* _PROBLEM TO WORK ON_: Retype each line exactly. Skip images.
━━ DATASET EXTRACT
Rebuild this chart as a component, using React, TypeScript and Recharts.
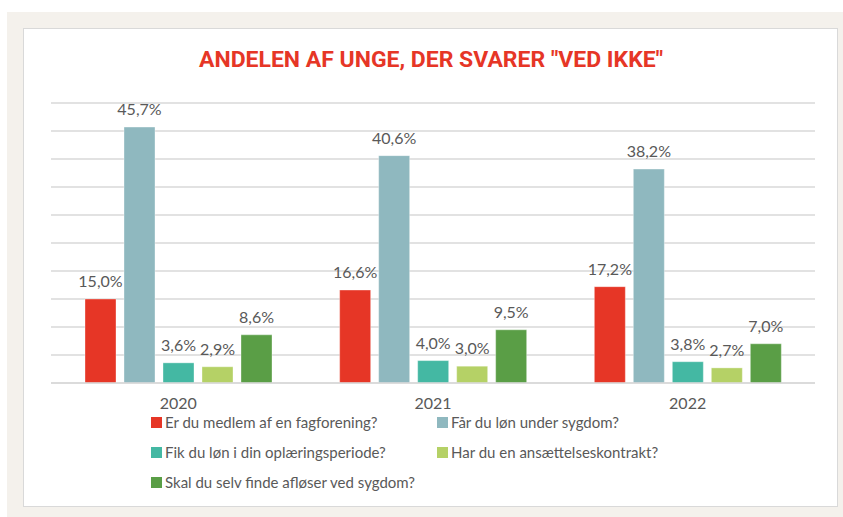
import { BarChart, Bar, XAxis, YAxis, CartesianGrid, LabelList } from "recharts";

const years = ["2020", "2021", "2022"];
const questions = [
  "Er du medlem af en fagforening?",
  "Får du løn under sygdom?",
  "Fik du løn i din oplæringsperiode?",
  "Har du en ansættelseskontrakt?",
  "Skal du selv finde afløser ved sygdom?",
];
const medlem = [15.0, 16.6, 17.2];
const loenSygdom = [45.7, 40.6, 38.2];
const loenOplaering = [3.6, 4.0, 3.8];
const kontrakt = [2.9, 3.0, 2.7];
const afloeser = [8.6, 9.5, 7.0];
const yTicks = [0, 5, 10, 15, 20, 25, 30, 35, 40, 45, 50];

const COLORS = ["#e63626", "#8fb8bf", "#44b8a3", "#b5d166", "#5a9e46"];
const KEYS = ["q0", "q1", "q2", "q3", "q4"];
const FONT = "Lato, 'Noto Sans', sans-serif";
const GREY = "#595959";

const series = [medlem, loenSygdom, loenOplaering, kontrakt, afloeser];
const data = years.map((year, i) => {
  const row: Record<string, string | number> = { year };
  series.forEach((s, k) => {
    row[KEYS[k]] = s[i];
  });
  return row;
});

const fmt = (v: any) => Number(v).toFixed(1).replace(".", ",") + "%";

// legend in two columns, last item alone on the third row
function LegendBox() {
  return (
    <div style={{ position: "absolute", left: 151, top: 413, width: 700, height: 90, fontFamily: FONT }}>
      {questions.map((q, i) => (
        <div
          key={q}
          style={{
            position: "absolute",
            left: (i % 2) * 286,
            top: Math.floor(i / 2) * 30,
            display: "flex",
            alignItems: "center",
            fontSize: 15,
            color: GREY,
            whiteSpace: "nowrap",
          }}
        >
          <span style={{ display: "inline-block", width: 11, height: 11, background: COLORS[i], marginRight: 3 }} />
          {q}
        </div>
      ))}
    </div>
  );
}

export default function App() {
  return (
    <div style={{ position: "absolute", left: 0, top: 0, width: 843, height: 517, background: "#fff", overflow: "hidden" }}>
      <div style={{ position: "absolute", left: 7, top: 12, width: 836, height: 505, background: "#f4f1ec" }} />
      <div
        style={{
          position: "absolute",
          left: 23,
          top: 28,
          width: 813,
          height: 477,
          background: "#fff",
          border: "1px solid #d9d9d9",
        }}
      />
      <svg style={{ position: "absolute", left: 0, top: 0 }} width={843} height={100}>
        <text
          x={199}
          y={67}
          textLength={464}
          lengthAdjust="spacingAndGlyphs"
          fill="#e63626"
          fontFamily="Roboto, 'Liberation Sans', sans-serif"
          fontWeight={700}
          fontSize={22}
        >
          ANDELEN AF UNGE, DER SVARER "VED IKKE"
        </text>
      </svg>
      <div style={{ position: "absolute", left: 0, top: 0 }}>
        <BarChart
          width={843}
          height={517}
          data={data}
          margin={{ top: 103, right: 28, bottom: 104, left: 51 }}
          barSize={31}
          barGap={8}
        >
          <CartesianGrid vertical={false} stroke="#d9d9d9" strokeWidth={1.5} />
          <YAxis hide domain={[0, 50]} ticks={yTicks} />
          <XAxis
            dataKey="year"
            height={30}
            axisLine={{ stroke: "#d9d9d9", strokeWidth: 1.5 }}
            tickLine={false}
            tick={{ fill: GREY, fontSize: 16, fontFamily: FONT }}
            dy={7}
          />
          {KEYS.map((k, i) => (
            <Bar key={k} dataKey={k} name={questions[i]} fill={COLORS[i]} stroke="#ffffff" strokeOpacity={0.35} isAnimationActive={false}>
              <LabelList
                dataKey={k}
                position="top"
                offset={12}
                formatter={fmt}
                style={{ fill: GREY, fontSize: 16, fontFamily: FONT }}
              />
            </Bar>
          ))}
        </BarChart>
      </div>
      <LegendBox />
    </div>
  );
}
━━━━
* _EXERCISE SOLUTION_:
Rebuild this chart as a component, using React, TypeScript and Recharts.
import { BarChart, Bar, XAxis, YAxis, CartesianGrid, LabelList } from "recharts";

const years = ["2020", "2021", "2022"];
const questions = [
  "Er du medlem af en fagforening?",
  "Får du løn under sygdom?",
  "Fik du løn i din oplæringsperiode?",
  "Har du en ansættelseskontrakt?",
  "Skal du selv finde afløser ved sygdom?",
];
const medlem = [15.0, 16.6, 17.2];
const loenSygdom = [45.7, 40.6, 38.2];
const loenOplaering = [3.6, 4.0, 3.8];
const kontrakt = [2.9, 3.0, 2.7];
const afloeser = [8.6, 9.5, 7.0];
const yTicks = [0, 5, 10, 15, 20, 25, 30, 35, 40, 45, 50];

const COLORS = ["#e63626", "#8fb8bf", "#44b8a3", "#b5d166", "#5a9e46"];
const KEYS = ["q0", "q1", "q2", "q3", "q4"];
const FONT = "Lato, 'Noto Sans', sans-serif";
const GREY = "#595959";

const series = [medlem, loenSygdom, loenOplaering, kontrakt, afloeser];
const data = years.map((year, i) => {
  const row: Record<string, string | number> = { year };
  series.forEach((s, k) => {
    row[KEYS[k]] = s[i];
  });
  return row;
});

const fmt = (v: any) => Number(v).toFixed(1).replace(".", ",") + "%";

// legend in two columns, last item alone on the third row
function LegendBox() {
  return (
    <div style={{ position: "absolute", left: 151, top: 413, width: 700, height: 90, fontFamily: FONT }}>
      {questions.map((q, i) => (
        <div
          key={q}
          style={{
            position: "absolute",
            left: (i % 2) * 286,
            top: Math.floor(i / 2) * 30,
            display: "flex",
            alignItems: "center",
            fontSize: 15,
            color: GREY,
            whiteSpace: "nowrap",
          }}
        >
          <span style={{ display: "inline-block", width: 11, height: 11, background: COLORS[i], marginRight: 3 }} />
          {q}
        </div>
      ))}
    </div>
  );
}

export default function App() {
  return (
    <div style={{ position: "absolute", left: 0, top: 0, width: 843, height: 517, background: "#fff", overflow: "hidden" }}>
      <div style={{ position: "absolute", left: 7, top: 12, width: 836, height: 505, background: "#f4f1ec" }} />
      <div
        style={{
          position: "absolute",
          left: 23,
          top: 28,
          width: 813,
          height: 477,
          background: "#fff",
          border: "1px solid #d9d9d9",
        }}
      />
      <svg style={{ position: "absolute", left: 0, top: 0 }} width={843} height={100}>
        <text
          x={199}
          y={67}
          textLength={464}
          lengthAdjust="spacingAndGlyphs"
          fill="#e63626"
          fontFamily="Roboto, 'Liberation Sans', sans-serif"
          fontWeight={700}
          fontSize={22}
        >
          ANDELEN AF UNGE, DER SVARER "VED IKKE"
        </text>
      </svg>
      <div style={{ position: "absolute", left: 0, top: 0 }}>
        <BarChart
          width={843}
          height={517}
          data={data}
          margin={{ top: 103, right: 28, bottom: 104, left: 51 }}
          barSize={31}
          barGap={8}
        >
          <CartesianGrid vertical={false} stroke="#d9d9d9" strokeWidth={1.5} />
          <YAxis hide domain={[0, 50]} ticks={yTicks} />
          <XAxis
            dataKey="year"
            height={30}
            axisLine={{ stroke: "#d9d9d9", strokeWidth: 1.5 }}
            tickLine={false}
            tick={{ fill: GREY, fontSize: 16, fontFamily: FONT }}
            dy={7}
          />
          {KEYS.map((k, i) => (
            <Bar key={k} dataKey={k} name={questions[i]} fill={COLORS[i]} stroke="#ffffff" strokeOpacity={0.35} isAnimationActive={false}>
              <LabelList
                dataKey={k}
                position="top"
                offset={12}
                formatter={fmt}
                style={{ fill: GREY, fontSize: 16, fontFamily: FONT }}
              />
            </Bar>
          ))}
        </BarChart>
      </div>
      <LegendBox />
    </div>
  );
}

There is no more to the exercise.